# [TASK OBJECTIVE]
Repeat everything from the first line of the listing below through the line that contains "import matplotlib.pyplot as plt", exactly. Leave out pictures.
* Begin DATA PROVIDED *
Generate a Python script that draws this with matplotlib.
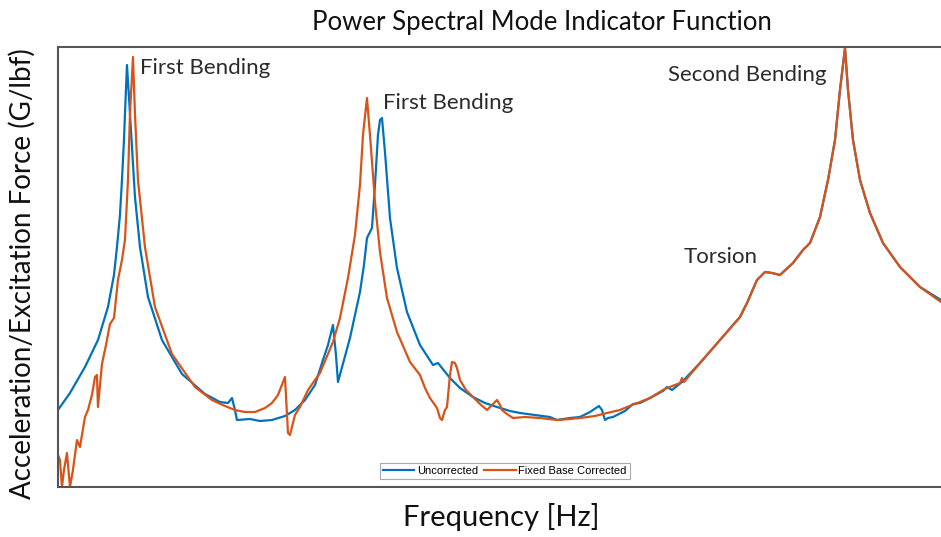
import numpy as np
import matplotlib.pyplot as plt

# readings (frequency and amplitude in arbitrary units, no ticks shown)
freq_unc = [0, 12, 27, 40, 50, 56, 59, 62, 64, 66, 67, 69, 71, 74, 77, 82, 90, 104, 124, 147, 162, 170,
            174, 177, 179, 192, 202, 214, 227, 237, 247, 257, 265, 270, 275, 278, 280, 286, 292, 297,
            302, 306, 309, 312, 314, 317, 320, 322, 324, 327, 332, 339, 349, 362, 375, 380, 392, 402,
            415, 427, 439, 452, 462, 477, 492, 499, 512, 522, 532, 538, 541, 544, 547, 550, 555, 567,
            575, 582, 592, 605, 609, 614, 624, 642, 662, 682, 689, 699, 707, 714, 722, 735, 745, 752,
            762, 770, 777, 782, 787, 790, 795, 802, 812, 825, 842, 862, 883]
amp_unc = [77, 94, 120, 147, 180, 212, 240, 272, 307, 347, 373, 422, 390, 340, 290, 240, 190, 147, 113, 93, 85, 84,
           89, 77, 67, 68, 66, 67, 71, 77, 87, 102, 127, 142, 162, 132, 105, 127, 149, 172,
           195, 222, 249, 255, 259, 302, 352, 367, 369, 335, 269, 219, 175, 142, 122, 124, 109, 99,
           90, 84, 80, 76, 74, 72, 70, 67, 69, 70, 75, 79, 81, 77, 67, 69, 70, 76,
           83, 84, 89, 96, 100, 97, 105, 124, 147, 170, 184, 207, 215, 214, 212, 224, 237, 244,
           270, 307, 347, 397, 439, 397, 347, 307, 274, 244, 220, 200, 187]

freq_fix = [0, 2, 4, 6, 9, 12, 15, 19, 22, 27, 30, 34, 37, 39, 40, 44, 48, 52, 56, 60, 64, 67, 70, 72,
            75, 77, 80, 87, 97, 114, 137, 154, 167, 177, 187, 197, 207, 214, 220, 227, 230, 232, 237,
            242, 250, 262, 275, 282, 290, 297, 302, 305, 309, 312, 317, 322, 329, 339, 352, 362, 367,
            372, 379, 382, 384, 387, 389, 392, 394, 397, 399, 402, 408, 415, 422, 429, 435, 439, 442,
            444, 449, 455, 467, 482, 499, 512, 522, 537, 549, 562, 569, 582, 592, 605, 609, 617, 622,
            624, 626, 642, 662, 682, 689, 699, 707, 714, 722, 735, 745, 752, 762, 770, 777, 782, 787,
            790, 795, 802, 812, 825, 842, 862, 883]
amp_fix = [32, 27, 0, 17, 34, 0, 17, 47, 40, 70, 77, 92, 110, 112, 80, 123, 142, 163, 169, 207, 227, 247, 307, 373,
           430, 373, 307, 240, 180, 133, 100, 87, 81, 77, 75, 75, 79, 84, 92, 110, 54, 52, 72,
           80, 97, 114, 145, 169, 209, 252, 302, 352, 389, 352, 285, 235, 189, 155, 125, 112, 99,
           89, 79, 69, 67, 77, 80, 112, 125, 124, 119, 107, 97, 90, 83, 77, 83, 87, 82,
           77, 73, 69, 70, 69, 67, 68, 69, 71, 74, 77, 80, 85, 89, 97, 99, 102, 104,
           109, 105, 124, 147, 170, 184, 207, 215, 214, 212, 224, 237, 244, 270, 307, 347, 397, 439,
           397, 347, 307, 274, 244, 220, 200, 185]

labels = ["Uncorrected", "Fixed Base Corrected"]
annotations = [("First Bending", 82, 419), ("First Bending", 325, 384),
               ("Second Bending", 610, 412), ("Torsion", 626, 230)]

plt.rcParams['font.family'] = ['Lato', 'DejaVu Sans']

fig = plt.figure(figsize=(9.41, 5.37), dpi=100)
ax = fig.add_axes([0.0616, 0.0931, 0.9384, 0.8194])

ax.plot(freq_unc, amp_unc, color='#0072BD', lw=1.6, label=labels[0])
ax.plot(freq_fix, amp_fix, color='#D95319', lw=1.6, label=labels[1])

ax.set_xlim(0, 883)
ax.set_ylim(0, 440)
ax.set_xticks([])
ax.set_yticks([])
ax.spines['right'].set_visible(False)
for s in ['left', 'top', 'bottom']:
    ax.spines[s].set_color('#555555')
    ax.spines[s].set_linewidth(1.5)

for txt, x, y in annotations:
    ax.text(x, y, txt, fontsize=16, color='#2b2b2b', va='center', ha='left')

fig.text(0.576, 0.958, "Power Spectral Mode Indicator Function", fontsize=18.5, ha='center', va='center',
         color='#111111')
fig.text(0.533, 0.037, "Frequency [Hz]", fontsize=21, ha='center', va='center', color='#111111')
fig.text(0.024, 0.49, "Acceleration/Excitation Force (G/lbf)", fontsize=20, ha='center', va='center',
         rotation=90, color='#111111')

leg = ax.legend(loc='center', bbox_to_anchor=(0.506, 0.036), ncol=2,
                prop={'family': 'Liberation Sans', 'size': 8},
                handlelength=2.8, columnspacing=0.6, handletextpad=0.2, borderpad=0.3,
                fancybox=False, edgecolor='#aaaaaa', framealpha=1)
leg.get_frame().set_linewidth(0.8)

fig.savefig('out.png', dpi=100)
* End DATA PROVIDED *
# [ANSWER FOR THE TASK]
Generate a Python script that draws this with matplotlib.
import numpy as np
import matplotlib.pyplot as plt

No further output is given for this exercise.